June 16, 2009

Martyrs of the Nazi Persecution

Today in the Capuchin calendar we have the option of celebrating those five Capuchin friars among the 108 Martyrs of World War II beatified by John Paul II in 1999.

Their feast day, today, was the occasion of one of the most remarkable experiences of my whole religious life. For one of my summers during studies, I went to one of our infirmaries to help out. One of the friars there, Fr. Zygmund--then 91 years old--is a survivor of the Dachau concentration camp.

When the day of our blesseds arrived, I was with Fr. Zygmund in the sacristy. Taking the ordo (the little guide book that indicates which Mass and Office to offer each day) he read the names of the five martyrs, telling me a little about each one. He explained how one had always seemed like a saint, while another was easily annoyed and difficult to live with. He laughed about another whom he said never liked him because Fr. Zygmund's command of Russian was better than his.

I stood there, overwhelmed and amazed. The man standing before me was lucky to be alive, and it was only chance that he was alive and living in the obscurity of a Capuchin infirmary while his friends and confreres were being celebrated as beati in Capuchin churches all over the world.

One day Fr. Zygmund will die in the same obscurity. Even so, he shared the same sufferings as his brothers who will be known and celebrated as blesseds (at least) until the end of time.

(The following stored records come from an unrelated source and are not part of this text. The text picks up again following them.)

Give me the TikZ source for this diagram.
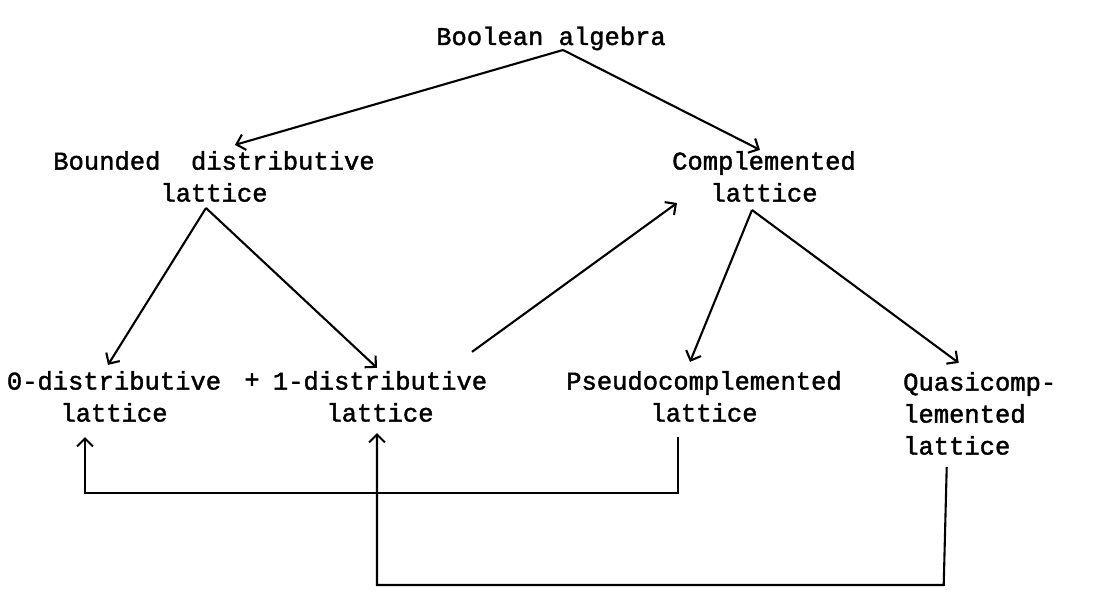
\documentclass[tikz,border=0pt]{standalone}
\usepackage{fontspec}
\newfontfamily\tw[FakeBold=1.6]{Liberation Mono}
\usetikzlibrary{arrows.meta}
\begin{document}
\begin{tikzpicture}[x=1pt,y=-1pt,
  lbl/.style={inner sep=0pt,font=\tw\fontsize{25.5}{32}\selectfont,align=center},
  arr/.style={line width=2.1pt,-{Straight Barb[length=8pt,width=16pt,line width=2.1pt]}},
  ln/.style={line width=2.1pt}]
\useasboundingbox[fill=white] (0,0) rectangle (1109,597);
\node[lbl,anchor=base] (bool) at (551,45) {Boolean algebra};
\node[lbl,anchor=south] (bdl) at (214,202) {Bounded\ \ distributive\\lattice};
\node[lbl,anchor=south] (comp) at (764,202) {Complemented\\lattice};
\node[lbl,anchor=south] (zero) at (114,422) {0-distributive\\lattice};
\node[lbl,anchor=base] (plus) at (252,388) {+};
\node[lbl,anchor=south] (one) at (380,422) {1-distributive\\lattice};
\node[lbl,anchor=south] (pseudo) at (704,422) {Pseudocomplemented\\lattice};
\node[lbl,anchor=south west,align=left] (quasi) at (903,455) {Quasicomp-\\lemented\\lattice};
% tree arrows
\draw[arr] ([shift={(12,5)}]bool.base) -- ([shift={(21,-6)}]bdl.north);
\draw[arr] ([shift={(12,5)}]bool.base) -- ([shift={(-4,-1)}]comp.north);
\draw[arr] ([shift={(-8,6)}]bdl.south) -- ([shift={(-6,-6)}]zero.north);
\draw[arr] ([shift={(-8,6)}]bdl.south) -- ([shift={(-3,-3)}]one.north);
\draw[arr] ([shift={(92,-19)}]one.north) -- ([shift={(-87,1)}]comp.south);
\draw[arr] ([shift={(-12,8)}]comp.south) -- ([shift={(-14,-9)}]pseudo.north);
\draw[arr] ([shift={(-12,8)}]comp.south) -- ([shift={(-21,-9)}]quasi.north);
% bracket arrows
\draw[arr] ([shift={(-26,15)}]pseudo.south) -- ++(0,56) -| ([shift={(-29,15)}]zero.south);
\draw[arr] ([shift={(-33,12)}]quasi.south) -- ++(-3,118) -| ([shift={(-3,11)}]one.south);
\end{tikzpicture}
\end{document}
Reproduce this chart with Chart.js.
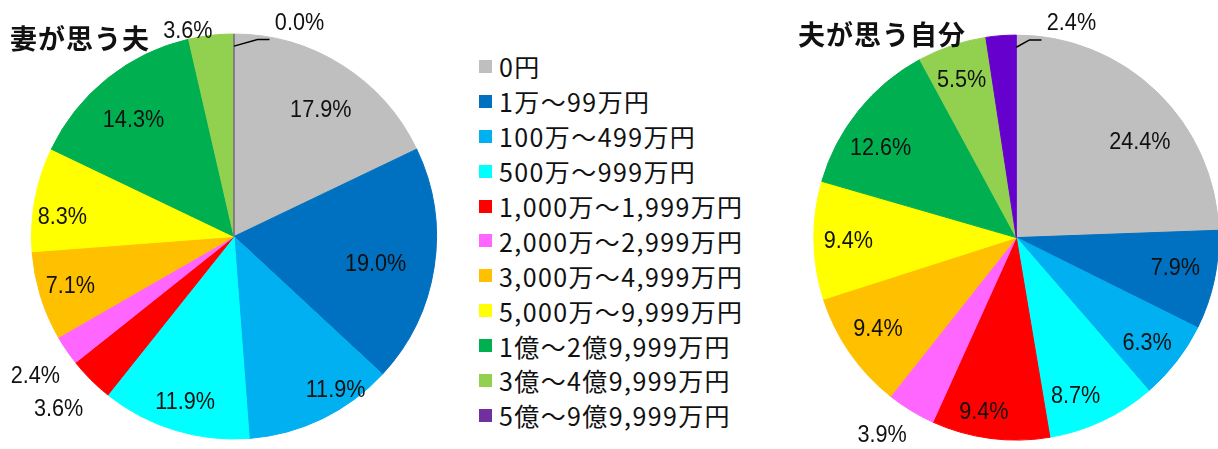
<!DOCTYPE html>
<html>
<head>
    <meta charset="utf-8">
    <title>妻が思う夫 / 夫が思う自分</title>
    <script src="https://cdn.jsdelivr.net/npm/chart.js"></script>
    <style>
        html, body {
            margin: 0;
            padding: 0;
            background: #ffffff;
            width: 1218px;
            height: 449px;
            overflow: hidden; /* right pie runs off the edge, as in the original */
            position: relative;
        }

        canvas {
            position: absolute;
            top: 0;
        }

        #wifeChart { left: 0; }
        #husbandChart { left: 770px; }

        .pie-title {
            position: absolute;
            font-family: "Noto Sans CJK JP", sans-serif;
            font-weight: bold;
            font-size: 27px;
            letter-spacing: 1px;
            color: #111;
            line-height: 1;
            z-index: 2;
            white-space: nowrap;
        }

        .legend {
            position: absolute;
            left: 479px;
            top: 49px;
            font-family: "Noto Sans CJK JP", sans-serif;
            font-size: 25px;
            letter-spacing: 1.4px;
            color: #111;
        }

        .legend-row {
            height: 34.9px;
            display: flex;
            align-items: center;
            white-space: nowrap;
        }

        .legend-box {
            width: 13px;
            height: 13px;
            margin-right: 7px;
            flex: none;
        }
    </style>
</head>
<body>
    <canvas id="wifeChart" width="470" height="449"></canvas>
    <canvas id="husbandChart" width="460" height="449"></canvas>
    <div class="pie-title" style="left:10px; top:24px;">妻が思う夫</div>
    <div class="pie-title" style="left:798px; top:20px;">夫が思う自分</div>
    <div class="legend" id="legend"></div>

    <script>
        // income brackets (shared by both pies)
        const categories = [
            '0円', '1万～99万円', '100万～499万円', '500万～999万円',
            '1,000万～1,999万円', '2,000万～2,999万円', '3,000万～4,999万円',
            '5,000万～9,999万円', '1億～2億9,999万円', '3億～4億9,999万円', '5億～9億9,999万円'
        ];

        // 妻が思う夫 (%)
        const wifeValues = [17.9, 19.0, 11.9, 11.9, 3.6, 2.4, 7.1, 8.3, 14.3, 3.6, 0.0];

        // 夫が思う自分 (%)
        const husbandValues = [24.4, 7.9, 6.3, 8.7, 9.4, 3.9, 9.4, 9.4, 12.6, 5.5, 2.4];

        const colors = ['#BFBFBF', '#0070C0', '#00B0F0', '#00FFFF', '#FF0000', '#FF66FF',
                        '#FFC000', '#FFFF00', '#00B050', '#92D050', '#7030A0'];
        const husbandColors = colors.slice(0, 10).concat(['#6600CC']);

        // label placement per slice: [fraction of radius, angle shift in degrees, leader line?]
        const wifeLabelPos = [
            [0.756, 2.3], [0.713, 2.7], [0.91, -7.7], [0.855, -0.7], [1.217, 0.4], [1.2, -1.0],
            [0.845, 0], [0.852, -4.5], [0.758, -2.2], [1.038, -6.2], [1.10, 17.1, true]
        ];
        const husbandLabelPos = [
            [0.77, 8.5], [0.80, -1.2], [0.83, 1.2], [0.84, 4.8], [0.88, 3.1], [1.18, 2.8],
            [0.82, 1.1], [0.83, -0.7], [0.80, -5.7], [0.82, -0.7], [1.09, 18.8, true]
        ];

        // draws the % labels (and leader lines) from each arc's geometry
        const sliceLabels = {
            id: 'sliceLabels',
            afterDatasetsDraw(chart, args, opts) {
                const ctx = chart.ctx;
                const meta = chart.getDatasetMeta(0);
                const values = chart.data.datasets[0].data;
                const bg = chart.data.datasets[0].backgroundColor;
                ctx.save();
                meta.data.forEach((arc, i) => {
                    const p = arc.getProps(['x', 'y', 'startAngle', 'endAngle', 'outerRadius'], true);
                    const pos = opts.positions[i];

                    // zero slice: Excel still shows a hairline
                    if (values[i] === 0) {
                        ctx.strokeStyle = bg[i];
                        ctx.lineWidth = 1;
                        ctx.beginPath();
                        ctx.moveTo(p.x, p.y);
                        ctx.lineTo(p.x + Math.cos(p.startAngle) * p.outerRadius,
                                   p.y + Math.sin(p.startAngle) * p.outerRadius);
                        ctx.stroke();
                    }

                    const mid = (p.startAngle + p.endAngle) / 2 + pos[1] * Math.PI / 180;
                    const tx = p.x + Math.cos(mid) * p.outerRadius * pos[0];
                    const ty = p.y + Math.sin(mid) * p.outerRadius * pos[0];

                    if (pos[2]) {
                        const sx = p.x + Math.cos(p.endAngle) * p.outerRadius * 0.94;
                        const sy = p.y + Math.sin(p.endAngle) * p.outerRadius * 0.94;
                        ctx.strokeStyle = '#000';
                        ctx.lineWidth = 1.5;
                        ctx.beginPath();
                        ctx.moveTo(sx, sy);
                        ctx.lineTo(tx - 42, ty + 16);
                        ctx.lineTo(tx - 30, ty + 16);
                        ctx.stroke();
                    }

                    // slightly condensed, like the original label font
                    ctx.fillStyle = '#111';
                    ctx.font = '23px "Liberation Sans", Arial, sans-serif';
                    ctx.textAlign = 'center';
                    ctx.textBaseline = 'middle';
                    ctx.save();
                    ctx.translate(tx, ty);
                    ctx.scale(0.94, 1);
                    ctx.fillText(values[i].toFixed(1) + '%', 0, 0);
                    ctx.restore();
                });
                ctx.restore();
            }
        };

        function makePie(id, values, sliceColors, positions, padding) {
            return new Chart(document.getElementById(id), {
                type: 'pie',
                data: {
                    labels: categories,
                    datasets: [{
                        data: values,
                        backgroundColor: sliceColors,
                        borderColor: sliceColors,
                        borderWidth: 1
                    }]
                },
                options: {
                    responsive: false,
                    maintainAspectRatio: false,
                    animation: false,
                    layout: { padding: padding },
                    plugins: {
                        legend: { display: false },
                        tooltip: { enabled: false },
                        sliceLabels: { positions: positions }
                    }
                },
                plugins: [sliceLabels]
            });
        }

        makePie('wifeChart', wifeValues, colors, wifeLabelPos,
                { left: 31, right: 33, top: 33.5, bottom: 9.5 });
        makePie('husbandChart', husbandValues, husbandColors, husbandLabelPos,
                { left: 43.3, right: 10.7, top: 34.6, bottom: 8.4 });

        // legend built from the same categories / colours
        const legend = document.getElementById('legend');
        categories.forEach((name, i) => {
            const row = document.createElement('div');
            row.className = 'legend-row';
            const box = document.createElement('span');
            box.className = 'legend-box';
            box.style.background = colors[i];
            const text = document.createElement('span');
            text.textContent = name;
            row.appendChild(box);
            row.appendChild(text);
            legend.appendChild(row);
        });
    </script>
</body>
</html>
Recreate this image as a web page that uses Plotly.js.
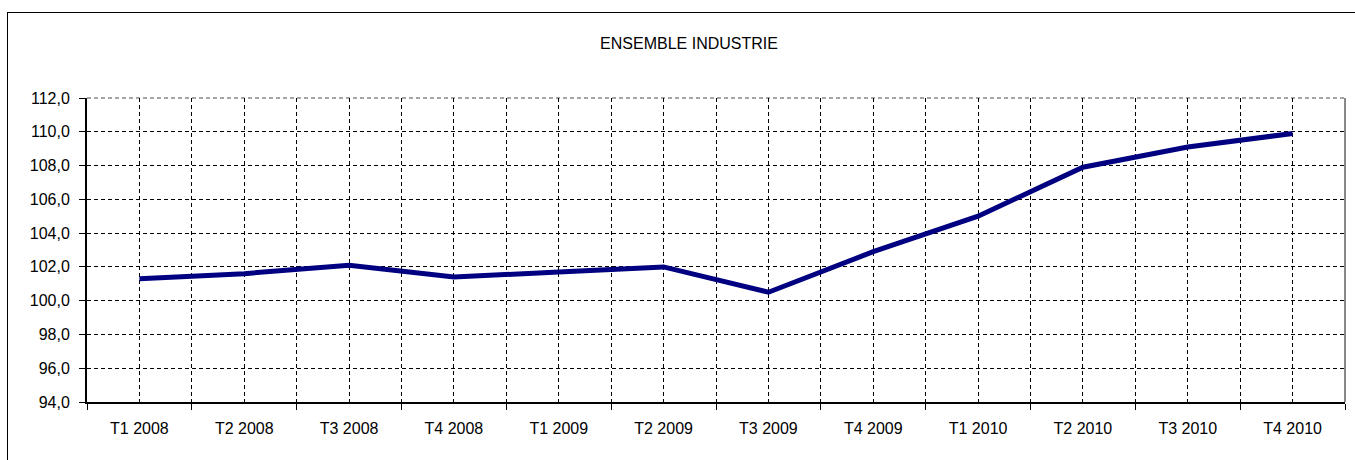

I keep this story in mind sometimes when I'm around a lot of strangers, perhaps on the bus or the subway, or even in church. I try to remember that one never knows the sufferings that other people have been through, and how much they have survived in their lives with God's help and care. It helps me to remember that I'm called to treat others according to their final destiny in God's eyes, as those meant for flourishing holiness in this life, and sainthood in the next.

8 comments:

Anonymous said...

Thank you, Father; on the other hand, I'm reminded of this from St. Faustina:

1658 Today, one of the Jesuit Fathers [Father Zukowicz 245] brought us Holy Communion. He gave the Lord to three other sisters and then to me; and thinking I was the last, he gave me two Hosts. But one of the novices was lying in bed in the next cell, and there was no Host left for her. Jesus told me, You received those two Hosts, because My visit to such a soul is not pleasant for Me.

Brother Charles said...

Thank you, Anonymous. I must get to reading St. Faustina!

Jeanne said...

That's an amazing story. A beautiful post.

KAM said...

Thank you, Fr., for sharing that beautiful story! Hopefully I will be reminded.

pennyante said...

Why was he spared? One reason was that Fr. Zygmund was meant to share with you his experiences in Dachau, so that you could make the connections you did in your article and be edified by his life.

In turn, you have shared his story with us, your internet friends.

Who knows, one of us may tell that story again... and again...

The Spirit works in ways we least expect.

GrandmaK said...

This is such a remarkable and touching story. You are privileged to know such a man. God Bless you both! Cathy

NC Sue said...

What a wonderful reflection, and a wonderful reminder to us to look for the holiness in those we meet.

pinoycatholic said...

Beautiful story Father. Would definitely share it with with whiners.